“Shall we go on or shall we go back?” he asked when we had gone about a mile. “Have you had enough?”
We had, without a dissenting voice. A ditch in the mud—that was all, no matter how much farther we went. So we passed out of the trench into a soapy, slippery mud which had been ploughed ground in the autumn, now become lathery with the beat of men’s steps. Our party became separated, when some foundered and tried to hoist themselves with both boot straps at once. The C. O. called out in order to locate us in the darkness, and the voice of an officer in the trenches cut in: “Keep still! The Germans are only a hundred yards away!”
“Sorry!” whispered the C. O. “I ought to have known better.”
Then one of the German searchlights that had been swinging its stream of light across the paths of the flares lay its fierce, comet eye on us, glistening on the froth-streaked mud and showing each mud-splashed figure in heavy coat in weird silhouette.
“Stand still!”
That is the order whenever searchlights come spying in your direction. So we stood still in the mud, looking at one another and wondering. It was the one tense second of the night, which lifted our thoughts out of the mud with the elation of risk. That searchlight was the eye of death looking for a target. With the first crack of a bullet we should have known that we were discovered and that it was no longer good tactics to stand still. We should have dropped on all fours into the porridge. The searchlight swept on. Perhaps Hans at the machine gun was nodding or perhaps he did not think us worth while. Either supposition was equally agreeable to us.
We kept moving our mud-poulticed feet forward, with the flares at our backs, till we came to a road where we saw dimly a silent company of soldiers drawn up and behind them the supplies for the trench. Through the mud and under cover of darkness every bit of barbed wire, every board, every ounce of food, must go up to the moles in the ditch. The searchlights and the flares and the machine guns waited for the relief. They must be fooled. But in this operation most of the casualties in the average trenches, both British and German, occurred. Without a chance to strike back, the soldier was shot at by an assassin in the night.
When the men who had been serving their turn of duty in the trenches came out, a magnet drew their weary steps—cleanliness. They thought of nothing except soap and water. For a week they need not fight mud or Germans or parasites, which, like General Mud, waged war against both British and Germans. Standing on the slats of the concrete floor of a factory, they peeled off the filthy, saturated outer skin of clothing with its hideous, crawling inhabitants and, naked, leapt into great, steaming vats, where they scrubbed and gurgled and gurgled and scrubbed. When they sprang out to apply the towels, they were men with the feel of new bodies in another world.

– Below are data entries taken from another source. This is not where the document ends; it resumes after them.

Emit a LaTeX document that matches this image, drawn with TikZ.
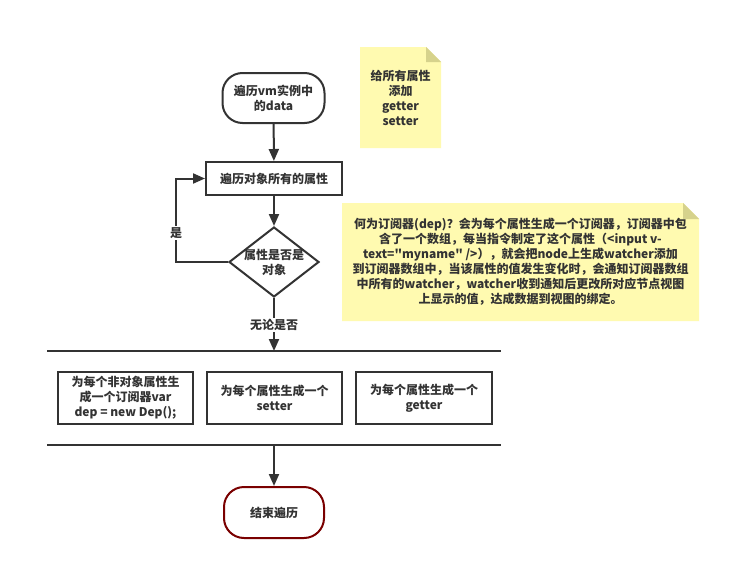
\documentclass[tikz,border=0pt]{standalone}
\usepackage{fontspec}
\setmainfont{Noto Sans CJK SC}[Ligatures=TeXOff]
\usetikzlibrary{arrows.meta,shapes.geometric,calc}
\definecolor{ln}{HTML}{333333}
\definecolor{notey}{RGB}{255,250,176}
\definecolor{foldc}{RGB}{214,210,140}
\definecolor{endc}{HTML}{7A0000}
\begin{document}
\begin{tikzpicture}[x=1pt,y=-1pt,
  font=\bfseries\fontsize{12}{15}\selectfont,
  every node/.style={text=ln},
  flow/.style={draw=ln, line width=2pt, -{Triangle[length=12pt,width=10pt]}},
  plain/.style={draw=ln, line width=2pt},
  termbox/.style={draw=ln, line width=2pt, rounded corners=20pt, minimum width=102pt, minimum height=50pt, align=center, inner sep=0pt},
  procbox/.style={draw=ln, line width=2pt, minimum height=33pt, align=center, inner sep=0pt},
  actbox/.style={draw=ln, line width=2pt, minimum width=135pt, minimum height=52pt, align=center, inner sep=0pt},
  txt/.style={align=center, inner sep=0pt},
  lbl/.style={fill=white, inner sep=1.5pt, align=center}
]
\useasboundingbox (0,0) rectangle (731,570);
\fill[white] (0,0) rectangle (731,570);

% notes
\fill[notey] (360,47) -- (426,47) -- (441,62) -- (441,148) -- (360,148) -- cycle;
\fill[foldc] (426,47) -- (441,62) -- (426,62) -- cycle;
\node[txt] (n1) at (400.5,97.5) {给所有属性\\添加\\getter\\setter};

\fill[notey] (342,203) -- (683,203) -- (699,219) -- (699,321) -- (342,321) -- cycle;
\fill[foldc] (683,203) -- (699,219) -- (683,219) -- cycle;
\node[txt] (n2) at (520.5,262) {何为订阅器(dep)？会为每个属性生成一个订阅器，订阅器中包\\含了一个数组，每当指令制定了这个属性（<input v-\\text="myname" />），就会把node上生成watcher添加\\到订阅器数组中，当该属性的值发生变化时，会通知订阅器数组\\中所有的watcher，watcher收到通知后更改所对应节点视图\\上显示的值，达成数据到视图的绑定。};

% flow nodes
\node[termbox] (start) at (273.5,98) {遍历vm实例中\\的data};
\node[procbox, minimum width=136pt] (loop) at (274,178.5) {遍历对象所有的属性};
\node[diamond, draw=ln, line width=2pt, minimum width=90pt, minimum height=70pt, inner sep=0pt] (dia) at (274,262) {};
\node[txt] (diat) at (dia.center) {属性是否是\\对象};

\coordinate (barTL) at (47,351);
\coordinate (barTR) at (501,351);
\coordinate (barBL) at (47,445);
\coordinate (barBR) at (501,445);
\draw[plain] (barTL) -- (barTR);
\draw[plain] (barBL) -- (barBR);

\node[actbox] (b1) at (125.5,398) {为每个非对象属性生\\成一个订阅器var\\dep = new Dep();};
\node[actbox] (b2) at (274.5,398) {为每个属性生成一个\\setter};
\node[actbox, minimum width=136pt] (b3) at (424,398) {为每个属性生成一个\\getter};

\node[termbox, draw=endc, minimum width=100pt, minimum height=51pt] (stop) at (274,512.5) {结束遍历};

% connectors
\draw[flow] (start) -- (loop);
\draw[flow] (loop) -- (dia);
\coordinate (lp) at (176,262);
\draw[flow] (dia.west) -- (lp) |- (loop.west);
\node[lbl] (yes) at (176,233) {是};
\coordinate (topIn) at (dia.south |- barTL);
\draw[flow] (dia.south) -- (topIn);
\node[lbl] (any) at (274,325) {无论是否};
\coordinate (botOut) at (stop.north |- barBL);
\draw[flow] (botOut) -- (stop.north);
\end{tikzpicture}
\end{document}
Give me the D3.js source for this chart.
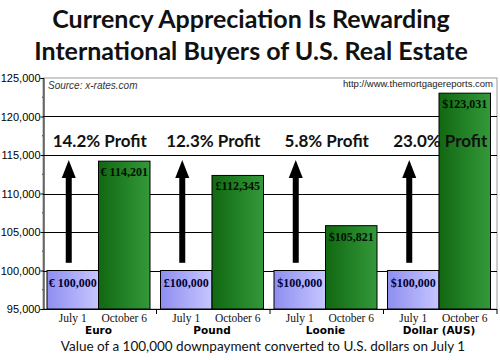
<!DOCTYPE html>
<html><head><meta charset="utf-8">
<script src="https://cdn.jsdelivr.net/npm/d3@7"></script>
<style>body{margin:0;background:#fff}svg{display:block}</style>
</head><body><svg id="c" width="500" height="360"></svg>
<script>
const currencies = ["Euro", "Pound", "Loonie", "Dollar (AUS)"];
const dates = ["July 1", "October 6"];
const july1Values = [100000, 100000, 100000, 100000];
const oct6Values = [114201, 112345, 105821, 123031];
const july1Labels = ["€ 100,000", "£100,000", "$100,000", "$100,000"];
const oct6Labels = ["€ 114,201", "£112,345", "$105,821", "$123,031"];
const profitLabels = ["14.2% Profit", "12.3% Profit", "5.8% Profit", "23.0% Profit"];
const yTicks = [95000, 100000, 105000, 110000, 115000, 120000, 125000];
const yMinorTicks = [97500, 102500, 107500, 112500, 117500, 122500];
const titleLines = ["Currency Appreciation Is Rewarding", "International Buyers of U.S. Real Estate"];
const xTitle = "Value of a 100,000 downpayment converted to U.S. dollars on July 1";
const sourceText = "Source: x-rates.com";
const urlText = "http://www.themortgagereports.com";

const svg = d3.select("#c");
const L = 43, R = 497, T = 78, B = 309;
const y = d3.scaleLinear().domain([95000, 125000]).range([B, T]);
const x0 = d3.scaleBand().domain(currencies).range([L, R]).padding(0);
const x1 = d3.scaleBand().domain(dates).range([4, x0.bandwidth() - 6.5]).padding(0);

const defs = svg.append("defs");
const gB = defs.append("linearGradient").attr("id", "gb");
gB.append("stop").attr("offset", "0%").attr("stop-color", "#8e8ef0");
gB.append("stop").attr("offset", "100%").attr("stop-color", "#c6c6ff");
const gG = defs.append("linearGradient").attr("id", "gg");
gG.append("stop").attr("offset", "0%").attr("stop-color", "#116811");
gG.append("stop").attr("offset", "100%").attr("stop-color", "#33993a");

// title
svg.append("g").selectAll("text").data(titleLines).join("text")
  .attr("x", 251).attr("y", (d, i) => 28 + i * 32)
  .attr("text-anchor", "middle")
  .attr("font-family", "Lato, 'Open Sans', sans-serif").attr("font-weight", "bold")
  .attr("font-size", 25).attr("fill", "#111").text(d => d);

// plot frame
svg.append("rect").attr("x", L).attr("y", T).attr("width", R - L).attr("height", B - T)
  .attr("fill", "#fff").attr("stroke", "#999").attr("stroke-width", 1);

// gridlines
svg.append("g").selectAll("line").data(yTicks.filter(v => v > 95000 && v < 125000)).join("line")
  .attr("x1", L).attr("x2", R).attr("y1", d => Math.round(y(d)) + 0.5).attr("y2", d => Math.round(y(d)) + 0.5)
  .attr("stroke", "#000").attr("stroke-width", 1);

// source & url
svg.append("text").attr("x", 48).attr("y", 89).attr("font-family", "Arial, 'Liberation Sans', sans-serif")
  .attr("font-style", "italic").attr("font-size", 10).attr("fill", "#333").text(sourceText);
svg.append("text").attr("x", 493).attr("y", 87).attr("text-anchor", "end")
  .attr("font-family", "Arial, 'Liberation Sans', sans-serif")
  .attr("font-size", 9.5).attr("fill", "#222").text(urlText);

// bars
const groups = svg.append("g").selectAll("g").data(currencies).join("g")
  .attr("transform", d => `translate(${x0(d)},0)`);

groups.append("rect")
  .attr("x", x1("July 1")).attr("width", x1.bandwidth())
  .attr("y", (d, i) => y(july1Values[i])).attr("height", (d, i) => y(95000) - y(july1Values[i]))
  .attr("fill", "url(#gb)").attr("stroke", "#000").attr("stroke-width", 1);
groups.append("rect")
  .attr("x", x1("October 6")).attr("width", x1.bandwidth())
  .attr("y", (d, i) => y(oct6Values[i])).attr("height", (d, i) => y(95000) - y(oct6Values[i]))
  .attr("fill", "url(#gg)").attr("stroke", "#000").attr("stroke-width", 1);

groups.append("text")
  .attr("x", x1("July 1") + x1.bandwidth() / 2).attr("y", (d, i) => y(july1Values[i]) + 16)
  .attr("text-anchor", "middle").attr("font-family", "'Liberation Serif', 'Times New Roman', serif")
  .attr("font-weight", "bold").attr("font-size", 12).attr("fill", "#000033")
  .text((d, i) => july1Labels[i]);
groups.append("text")
  .attr("x", x1("October 6") + x1.bandwidth() / 2).attr("y", (d, i) => y(oct6Values[i]) + 15)
  .attr("text-anchor", "middle").attr("font-family", "'Liberation Serif', 'Times New Roman', serif")
  .attr("font-weight", "bold").attr("font-size", 12).attr("fill", "#001000")
  .text((d, i) => oct6Labels[i]);

// arrows
const arrowX = x1("July 1") + x1.bandwidth() / 2 - 4;
const aTop = y(114350), aBot = y(101000);
groups.append("rect").attr("x", arrowX - 3).attr("width", 6)
  .attr("y", aTop + 15).attr("height", aBot - aTop - 15).attr("fill", "#000");
groups.append("path")
  .attr("d", `M${arrowX},${aTop} L${arrowX + 7},${aTop + 18} L${arrowX - 7},${aTop + 18} Z`)
  .attr("fill", "#000");

// profit labels
groups.append("text")
  .attr("x", x0.bandwidth() / 2).attr("y", 147)
  .attr("text-anchor", "middle").attr("font-family", "Lato, 'Open Sans', sans-serif")
  .attr("font-weight", "bold").attr("font-size", 17).attr("fill", "#111")
  .text((d, i) => profitLabels[i]);

// y axis
const yAxis = d3.axisLeft(y).tickValues(yTicks).tickSize(3).tickFormat(d3.format(","));
const ya = svg.append("g").attr("transform", `translate(${L + 0.5},0)`).call(yAxis);
ya.select(".domain").attr("stroke", "#000");
ya.selectAll("text").attr("font-family", "Arial, 'Liberation Sans', sans-serif").attr("font-size", 11).attr("fill", "#000").attr("x", -3);
svg.append("g").selectAll("line").data(yMinorTicks).join("line")
  .attr("x1", L - 1).attr("x2", L).attr("y1", d => y(d)).attr("y2", d => y(d)).attr("stroke", "#444");

// x axis
svg.append("line").attr("x1", L).attr("x2", R).attr("y1", B + 0.5).attr("y2", B + 0.5).attr("stroke", "#000");
svg.append("g").selectAll("line").data(currencies).join("line")
  .attr("x1", d => x0(d) + x0.bandwidth()).attr("x2", d => x0(d) + x0.bandwidth())
  .attr("y1", B).attr("y2", B + 5).attr("stroke", "#000");
groups.selectAll("text.dl").data(dates).join("text").attr("class", "dl")
  .attr("x", d => x1(d) + x1.bandwidth() / 2).attr("y", 322)
  .attr("text-anchor", "middle").attr("font-family", "'Liberation Serif', 'Times New Roman', serif")
  .attr("font-size", 11.5).attr("fill", "#111").text(d => d);
groups.append("text")
  .attr("x", (x1("July 1") + x1("October 6") + x1.bandwidth()) / 2).attr("y", 334)
  .attr("text-anchor", "middle").attr("font-family", "'DejaVu Sans', Verdana, sans-serif")
  .attr("font-weight", "bold").attr("font-size", 10.5).attr("fill", "#000").text(d => d);

svg.append("text").attr("x", 263).attr("y", 351).attr("text-anchor", "middle")
  .attr("font-family", "Lato, 'Open Sans', sans-serif").attr("font-size", 13.5)
  .attr("fill", "#111").text(xTitle);
</script></body></html>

Waiting for them were clean clothes, which had been boiled and disinfected; and waiting, too, was the shelter of their billets in the houses of French towns and villages, and rest and food and food and rest, and newspapers and tobacco and gossip—but chiefly rest and the joy of lethargy as tissue was rebuilt after the first long sleep, often twelve hours at a stretch. They knew all the sensations of physical man, man battling with nature, in contrasts of exhaustion and danger and recuperation and security, as the pendulum swung slowly back from fatigue to the glow of strength.
Those who came out of the trenches quite “done up,” Colonel Bate, Irish and genial, fatherly and not lean, claimed for his own. After the washing they lay on cots under a glass roof, and they might play dominoes and read the papers when they were well enough to sit up. They had the food which Colonel Bate knew was good for them, just as well as he knew what was deadly for the inhabitants whom they brought into that isolated room which every man must pass through before he was admitted to the full radiance of the colonel’s curative smile. When they were able to return to the trenches, each was written down as one unit more in the colonel’s weekly statistical reports. In summer he entertained al fresco in an open air camp.